John Martin owns the company based 70 miles southeast of Charlotte. He says this rebar tie wire is the core of his business.

“Anytime you build a bridge, a dam or the World Trade Center,” he said. “You may very well be using our rebar tie wire.”  

On this day, about two-thirds of the raw steel he has at the plant is from U.S. steel mills. The rest is steel imported at a lower cost. He worries a decision from President Trump could make steel imports more expensive.

A cornerstone of Trump’s presidential campaign was reviving America’s factories. But he now is weighing a decision that could pit steel producers against the companies that use the material to assemble those finished products.

“If all of a sudden there are tariffs on our raw material, we know that prices will go up,” Martin said. “But we really don’t know what all the results will be.”

That’s because the president could do a variety of things under a trade law that allows him to designate cheap steel imports as a threat to the country’s national security. That’s only been used twice since the 1980s. Martin just isn’t sure what to expect.

“Businessmen thrive on predictability,” he said.  

And he’s concerned his business may suffer. Especially if the president chooses to raise tariffs on cheap imported steel.  

But steel companies would welcome those trade restrictions and soon. Steel imports are up 20 percent from last year, according to federal data. Nucor Corporation, headquartered in Charlotte, is one of the largest steel producers in the country with more than two dozen mills in the Southeast. 

“They’ve been shipping in, shipping in, shipping in,” Nucor CEO John Ferriola says. “And as this continues to get delayed they continue to surge. And it’s reached a critical point now.”
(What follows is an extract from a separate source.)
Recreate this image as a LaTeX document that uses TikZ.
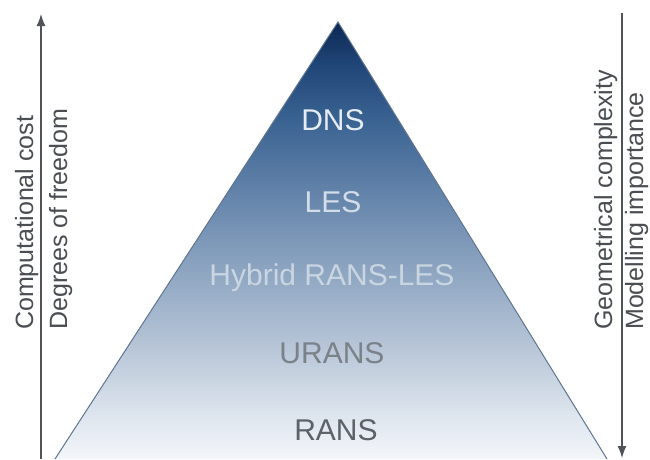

Nucor has a few connections to the White House. Former CEO Dan DiMicco was a campaign advisor to Trump, and Ferriola was part of the president’s manufacturing council before it was disbanded. Ferriola said Nucor has been bringing individual trade cases for years to deal with the problem, but that’s inefficient and expensive.

“We call it whack-a-mole. You finally beat one down another one pops up,” he said. “It is just an endless process.”

The Commerce Department released a preliminary findingin one of those cases this week. The department said companies from seven countries were exporting steel to the states at an unfairly low cost. The company is still awaiting a final trade court ruling on that. There have been a couple thousandof similar investigations over the past three decades. So while this week’s finding may be a minor victory, Ferriola wants the president to use a use a law that would deal with cheap steel imports more broadly.

“We are not asking for protection,” he said. “I just go crazy when I hear people say the steel industry is asking for protection. What we want is a level playing field.”

But protection is what Chad Bown calls it. He’s a trade economist with the Peterson Institute for International Economics. He worries this could open the floodgates for manufacturers, who use steel in the products they make.

“Those downstream industries could say you know what because we’re having a difficult time competing with imports, we should deserve protection as well,’ Bown said. “They could be the next industries that come forward and say, 'Hey I want to file my own case to stop imports from coming in from the products I make and have to compete in the American market for.'"

It’s unclear when Trump will announce a decision on the steel imports. Administration officials have said he has other policy priorities he wants to address first.